======== Stored data ========

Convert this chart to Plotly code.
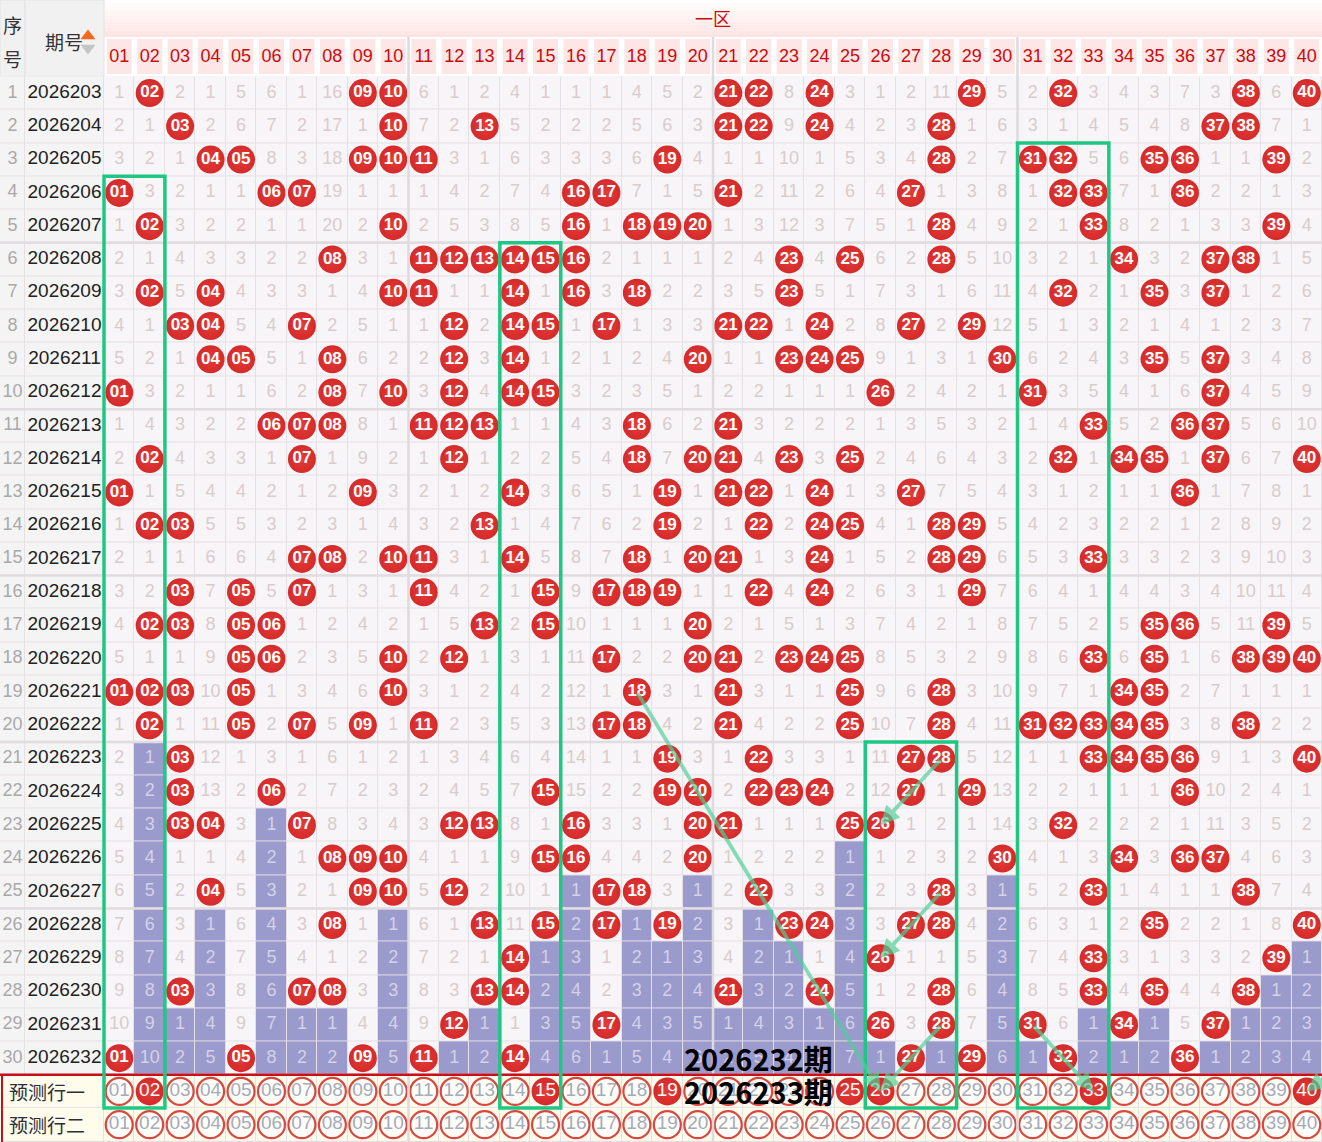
import plotly.graph_objects as go

# Draw data: one row per period, numbers drawn from 01-40 (一区).
periods = ["2026203", "2026204", "2026205", "2026206", "2026207", "2026208",
           "2026209", "2026210", "2026211", "2026212", "2026213", "2026214",
           "2026215", "2026216", "2026217", "2026218", "2026219", "2026220",
           "2026221", "2026222", "2026223", "2026224", "2026225", "2026226",
           "2026227", "2026228", "2026229", "2026230", "2026231", "2026232"]

draws = [
    [2, 9, 10, 21, 22, 24, 29, 32, 38, 40],
    [3, 10, 13, 21, 22, 24, 28, 37, 38],
    [4, 5, 9, 10, 11, 19, 28, 31, 32, 35, 36, 39],
    [1, 6, 7, 16, 17, 21, 27, 32, 33, 36],
    [2, 10, 16, 18, 19, 20, 28, 33, 39],
    [8, 11, 12, 13, 14, 15, 16, 23, 25, 28, 34, 37, 38],
    [2, 4, 10, 11, 14, 16, 18, 23, 32, 35, 37],
    [3, 4, 7, 12, 14, 15, 17, 21, 22, 24, 27, 29],
    [4, 5, 8, 12, 14, 20, 23, 24, 25, 30, 35, 37],
    [1, 8, 10, 12, 14, 15, 26, 31, 37],
    [6, 7, 8, 11, 12, 13, 18, 21, 33, 36, 37],
    [2, 7, 12, 18, 20, 21, 23, 25, 32, 34, 35, 37, 40],
    [1, 9, 14, 19, 21, 22, 24, 27, 36],
    [2, 3, 13, 19, 22, 24, 25, 28, 29],
    [7, 8, 10, 11, 14, 18, 20, 21, 24, 28, 29, 33],
    [3, 5, 7, 11, 15, 17, 18, 19, 22, 24, 29],
    [2, 3, 5, 6, 13, 15, 20, 35, 36, 39],
    [5, 6, 10, 12, 17, 20, 21, 23, 24, 25, 33, 35, 38, 39, 40],
    [1, 2, 3, 5, 10, 18, 21, 25, 28, 34, 35],
    [2, 5, 7, 9, 11, 17, 18, 21, 25, 28, 31, 32, 33, 34, 35, 38],
    [3, 19, 22, 27, 28, 33, 34, 35, 36, 40],
    [3, 6, 15, 19, 20, 22, 23, 24, 27, 29, 36],
    [3, 4, 7, 12, 13, 16, 20, 21, 25, 26, 32],
    [8, 9, 10, 15, 16, 20, 30, 34, 36, 37],
    [4, 9, 10, 12, 17, 18, 22, 28, 33, 38],
    [8, 13, 15, 17, 19, 23, 24, 27, 28, 35, 40],
    [14, 26, 33, 39],
    [3, 7, 8, 13, 14, 21, 24, 28, 33, 35, 38],
    [12, 17, 26, 28, 31, 34, 37],
    [1, 5, 9, 11, 14, 27, 29, 32, 36],
]

# Omission values shown in the first row (0 = drawn).
first_row_omission = [1, 0, 2, 1, 5, 6, 1, 16, 0, 0, 6, 1, 2, 4, 1, 1, 1, 4, 5, 2,
                      0, 0, 8, 0, 3, 1, 2, 11, 0, 5, 2, 0, 3, 4, 3, 7, 3, 0, 6, 0]

predict_one = [2, 15, 19, 25, 26, 33, 40]
predict_two = []
pred_labels = ["预测行一", "预测行二"]

# Green frames: (first column, last column, first row) down to 预测行一.
boxes = [(1, 2, 4), (14, 15, 6), (26, 28, 21), (31, 33, 3)]
# Green arrows: (from column, from row, to column, to row).
links = [(18, 19, 26, 31), (28, 21, 26, 23), (28, 25, 26, 27),
         (28, 29, 26, 31), (31, 29, 33, 31), (41, 30.3, 40, 31)]
stamps = [("2026232期", 30), ("2026233期", 31)]

N = 40
ROWS = len(periods)
numbers = list(range(1, N + 1))

# Build the omission table.
omit = []
for i, hits in enumerate(draws):
    if i == 0:
        omit.append(list(first_row_omission))
    else:
        omit.append([0 if n in hits else omit[-1][n - 1] + 1 for n in numbers])

last_hit = {n: max([i for i, h in enumerate(draws) if n in h], default=-1)
            for n in numbers}

# Page geometry (pixels -> axis units).
COL_W, ROW_H, GRID_X, GRID_Y = 30.45, 33.28, 104, 76.4


def px_x(p):
    return 0.5 + (p - GRID_X) / COL_W


def px_y(p):
    return 0.5 + (p - GRID_Y) / ROW_H


X0, X1 = px_x(0), px_x(1322)
Y0, Y1 = px_y(0), px_y(1142)
XS = px_x(25)

CELL = "#f7f5f7"
LINE = "#e4e0e4"
PURPLE = "#9a9acc"
RED = "#d42a2a"
CREAM = "#fffcec"
FONT = "Liberation Sans, Arial, sans-serif"
CJK = "Noto Sans CJK SC, sans-serif"

fig = go.Figure()

# Cell backgrounds.
zgrid = [[1 if i > last_hit[n] else 0 for n in numbers] for i in range(ROWS)]
fig.add_trace(go.Heatmap(
    x=numbers, y=list(range(1, ROWS + 1)), z=zgrid, zmin=0, zmax=1,
    colorscale=[[0, CELL], [1, PURPLE]], showscale=False, xgap=1, ygap=1,
    hoverinfo="skip"))
fig.add_trace(go.Heatmap(
    x=[X0, XS, 0.5], y=[r + 0.5 for r in range(ROWS + 1)],
    z=[[0, 0] for _ in range(ROWS)], zmin=0, zmax=1,
    colorscale=[[0, "#f5f4f5"], [1, "#f5f4f5"]], showscale=False,
    xgap=1, ygap=1, hoverinfo="skip"))
fig.add_trace(go.Heatmap(
    x=numbers, y=[ROWS + 1, ROWS + 2], z=[[0] * N, [0] * N], zmin=0, zmax=1,
    colorscale=[[0, CREAM], [1, CREAM]], showscale=False, xgap=1, ygap=1,
    hoverinfo="skip"))
fig.add_trace(go.Heatmap(
    x=[X0, 0.5], y=[ROWS + 0.5, ROWS + 1.5, ROWS + 2.5], z=[[0], [0]],
    zmin=0, zmax=1, colorscale=[[0, CREAM], [1, CREAM]], showscale=False,
    xgap=1, ygap=1, hoverinfo="skip"))

# Omission numbers (plain and purple cells).
for purple, color in ((False, "#d9cccc"), (True, "#d4d2e6")):
    xs, ys, ts = [], [], []
    for i in range(ROWS):
        for n in numbers:
            if omit[i][n - 1] > 0 and (i > last_hit[n]) == purple:
                xs.append(n)
                ys.append(i + 1)
                ts.append(str(omit[i][n - 1]))
    fig.add_trace(go.Scatter(
        x=xs, y=ys, text=ts, mode="text", hoverinfo="skip",
        textfont=dict(family=FONT, size=18, color=color)))

# Drawn balls.
bx = [n for i, h in enumerate(draws) for n in h]
by = [i + 1 for i, h in enumerate(draws) for n in h]
fig.add_trace(go.Scatter(
    x=bx, y=by, text=[f"{n:02d}" for n in bx], mode="markers+text",
    hoverinfo="skip",
    marker=dict(size=28, color=RED, line=dict(width=0),
                gradient=dict(type="radial", color="#e43c38")),
    textfont=dict(family=FONT, size=17, color="white", weight="bold")))

# Prediction rows.
for r, picks in enumerate([predict_one, predict_two]):
    yrow = ROWS + 1 + r
    open_n = [n for n in numbers if n not in picks]
    fig.add_trace(go.Scatter(
        x=open_n, y=[yrow] * len(open_n), text=[f"{n:02d}" for n in open_n],
        mode="markers+text", hoverinfo="skip",
        marker=dict(size=27, color="#fffdf8",
                    line=dict(width=2.2, color="#d9483f")),
        textfont=dict(family=FONT, size=19, color="#a4abba")))
    if picks:
        fig.add_trace(go.Scatter(
            x=picks, y=[yrow] * len(picks), text=[f"{n:02d}" for n in picks],
            mode="markers+text", hoverinfo="skip",
            marker=dict(size=28, color=RED, line=dict(width=0),
                        gradient=dict(type="radial", color="#e43c38")),
            textfont=dict(family=FONT, size=19, color="white")))

# Left columns: serial and period numbers.
fig.add_trace(go.Scatter(
    x=[(X0 + XS) / 2] * ROWS, y=list(range(1, ROWS + 1)),
    text=[str(i + 1) for i in range(ROWS)], mode="text", hoverinfo="skip",
    textfont=dict(family=FONT, size=18, color="#a9a9a9")))
fig.add_trace(go.Scatter(
    x=[(XS + 0.5) / 2] * ROWS, y=list(range(1, ROWS + 1)), text=periods,
    mode="text", hoverinfo="skip",
    textfont=dict(family=FONT, size=19, color="#222222")))

# Column header numbers.
fig.add_trace(go.Scatter(
    x=numbers, y=[px_y(57)] * N, text=[f"{n:02d}" for n in numbers],
    mode="text", hoverinfo="skip",
    textfont=dict(family=FONT, size=18, color="#cc0a0a")))

shapes = []
# Header backgrounds.
shapes.append(dict(type="rect", x0=0.5, x1=X1, y0=Y0, y1=0.5,
                   fillcolor="white", line_width=0, layer="below"))
steps = 12
for k in range(steps):
    t = k / (steps - 1)
    b = int(255 - t * (255 - 0xe4))
    shapes.append(dict(
        type="rect", x0=0.5, x1=X1,
        y0=Y0 + (px_y(37) - Y0) * k / steps,
        y1=Y0 + (px_y(37) - Y0) * (k + 1) / steps,
        fillcolor=f"rgb(255,{b},{b})", line_width=0, layer="below"))
for n in numbers:
    shapes.append(dict(type="rect", x0=n - 0.41, x1=n + 0.41,
                       y0=px_y(39), y1=px_y(74), fillcolor="#fce6e6",
                       line_width=0, layer="below"))
for xa, xb in ((X0, XS), (XS, 0.5)):
    shapes.append(dict(type="rect", x0=xa, x1=xb, y0=Y0, y1=0.5,
                       fillcolor="#f1f1f1", line=dict(color="#e2e2e2", width=1),
                       layer="below"))

# Thicker separators every 10 columns and 5 rows.
for xv in (10.5, 20.5, 30.5):
    shapes.append(dict(type="line", x0=xv, x1=xv, y0=px_y(37), y1=Y1,
                       line=dict(color="#dedade", width=2.5), layer="above"))
for yv in (5.5, 10.5, 15.5, 20.5, 25.5):
    shapes.append(dict(type="line", x0=X0, x1=X1, y0=yv, y1=yv,
                       line=dict(color="#e0dce0", width=2.5), layer="above"))

# Red rule above prediction rows.
shapes.append(dict(type="line", x0=X0, x1=X1, y0=ROWS + 0.5, y1=ROWS + 0.5,
                   line=dict(color="#c8101a", width=2.5), layer="above"))
shapes.append(dict(type="line", x0=px_x(2), x1=px_x(2), y0=ROWS + 0.5, y1=Y1,
                   line=dict(color="#c8101a", width=2), layer="above"))

# Green frames.
for c0, c1, r0 in boxes:
    shapes.append(dict(type="rect", x0=c0 - 0.5, x1=c1 + 0.5,
                       y0=r0 - 0.5, y1=ROWS + 1.5,
                       line=dict(color="#1fc784", width=3.5), layer="above"))

annotations = []
for c0, r0, c1, r1 in links:
    annotations.append(dict(
        x=c1, y=r1, ax=c0, ay=r0, xref="x", yref="y", axref="x", ayref="y",
        text="", showarrow=True, arrowhead=2, arrowsize=1, arrowwidth=3.8,
        arrowcolor="rgba(78,208,152,0.68)", standoff=0))

for label, r in stamps:
    annotations.append(dict(
        x=22, y=r, xref="x", yref="y", text=f"<b>{label}</b>",
        showarrow=False, font=dict(family=CJK, size=29, color="#000000")))

annotations.append(dict(x=20.5, y=px_y(18), xref="x", yref="y", text="一区",
                        showarrow=False,
                        font=dict(family=CJK, size=18, color="#cc0a0a")))
annotations.append(dict(x=(X0 + XS) / 2, y=px_y(24), xref="x", yref="y",
                        text="序", showarrow=False,
                        font=dict(family=CJK, size=19, color="#333333")))
annotations.append(dict(x=(X0 + XS) / 2, y=px_y(58), xref="x", yref="y",
                        text="号", showarrow=False,
                        font=dict(family=CJK, size=19, color="#333333")))
annotations.append(dict(x=px_x(64), y=px_y(41), xref="x", yref="y",
                        text="期号", showarrow=False,
                        font=dict(family=CJK, size=19, color="#333333")))
for r, label in enumerate(pred_labels):
    annotations.append(dict(x=px_x(7), y=ROWS + 1 + r, xref="x", yref="y",
                            text=label, showarrow=False, xanchor="left",
                            font=dict(family=CJK, size=19, color="#2b2f3a")))

# Sort icon next to 期号: orange up arrow over a grey down arrow.
fig.add_trace(go.Scatter(
    x=[px_x(88), px_x(88)], y=[px_y(36), px_y(48)], mode="markers",
    hoverinfo="skip",
    marker=dict(symbol=["triangle-up", "triangle-down"], size=13,
                color=["#f26a1b", "#c4c4c4"], line=dict(width=0))))

fig.update_layout(
    width=1322, height=1142, margin=dict(l=0, r=0, t=0, b=0, pad=0),
    paper_bgcolor="white", plot_bgcolor=LINE, showlegend=False,
    xaxis=dict(range=[X0, X1], visible=False, fixedrange=True),
    yaxis=dict(range=[Y1, Y0], visible=False, fixedrange=True),
    shapes=shapes, annotations=annotations)

fig.write_html("out.html", config={"displayModeBar": False},
               post_script="document.body.style.margin='0';"
                           "document.body.style.overflow='hidden';")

========

- Problem to work on:
Only lines belong in the copy: transcribe those from the start of the data through the line that contains "import plotly.graph_objects as go", and skip the pictures.

- Complete answer:
Convert this chart to Plotly code.
import plotly.graph_objects as go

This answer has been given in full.